Plusieurs concessions de François Bayrou
Ils ont néanmoins amené le Premier ministre a en faire un peu plus ces derniers jours. Dans un courrier ce jeudi, il a acté deux concessions promises la veille. Sur les retraites, la réunion des partenaires sociaux en "conclave" aboutira à un "nouveau projet de loi", même si ces derniers "ne parviennent pas à un accord global".
Les "avancées" issues de ces travaux pourront être présentées, "sous réserve d'un accord politique et d'un équilibre financier maintenu".
Concernant l'Éducation nationale, l'abandon de la suppression de 4.000 postes d'enseignants est confirmée, de même que la création de 2.000 postes supplémentaires d'accompagnants d'élèves en situation de handicap.
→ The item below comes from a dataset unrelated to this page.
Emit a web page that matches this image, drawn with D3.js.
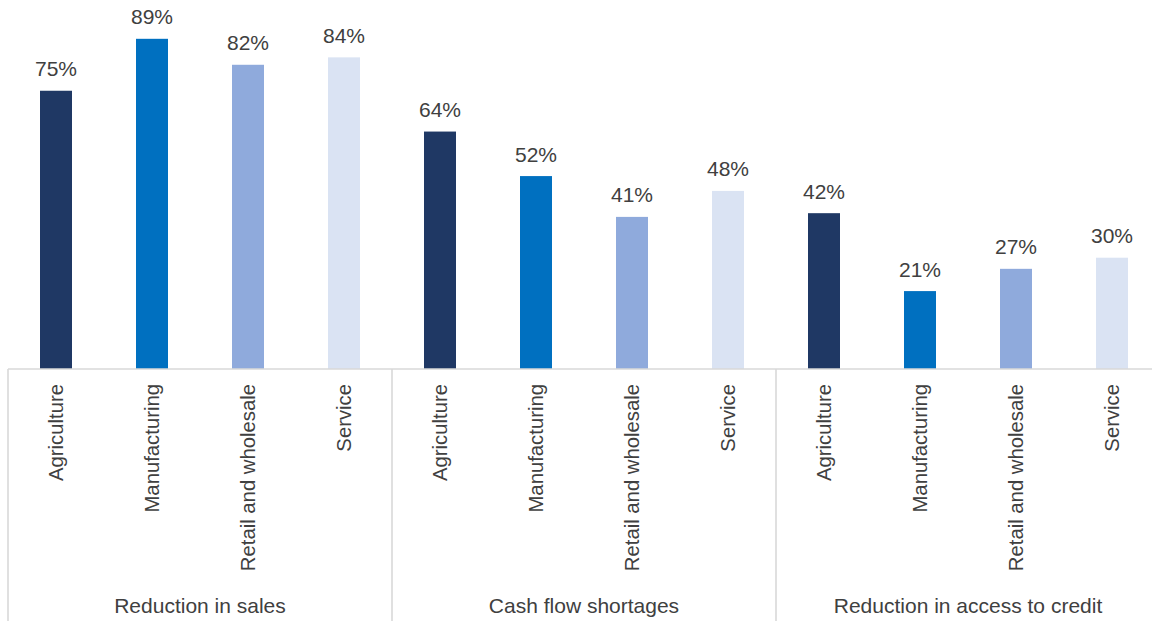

Autre geste du Premier ministre, en dehors de ceux déjà actés par son prédécesseur Michel Barnier: il accepte de renoncer à l'allongement du délai de carence d'un à trois jours en cas d'arrêt maladie pour les fonctionnaires. Tout en confirmant, côté fiscal, le projet de taxe sur les hauts revenus.
"Arracher jour après jour toutes les victoires possibles"
Suffisant pour les socialistes afin de ne pas censurer, du moins pour l'instant. Ils s'émencipent de fait des insoumis, tout en espérant peser davantage lors des discussions budgétaires. A la tribune de l'Assemblée nationale, le premier secrétaire du PS, Olivier Faure, a continué de creuser son sillage ce jeudi, lui qui distinguait la "gauche qui travaille" de celle "qui braille" au micro de BFMTV mardi.
"Notre vocation n'est pas toujours de nous limiter à prendre date, en attendant toujours la prochaine élection. Elle est d'arracher jour après jour toutes les victoires possibles", a-t-il lancé, avant de s'adresser aux insoumis: "si vous pensez que ce que je dis là n'a aucun intérêt pour les Français, qui ne sont pas heureux de voir une gauche qui propose, une gauche qui avance, une gauche qui fait céder le gouvernement, alors dîtes le."
Socieux de clarifier la position de son camp, le député de Seine-et-Marne a martelé: "Nous restons dans l'opposition". En menaçant également de déposer une motion de censure, "si nous avons le sentiment que le débat est vérouillé" sur la réforme des retraites. Là, insoumis et socialistes seraient sûrement sur la même ligne.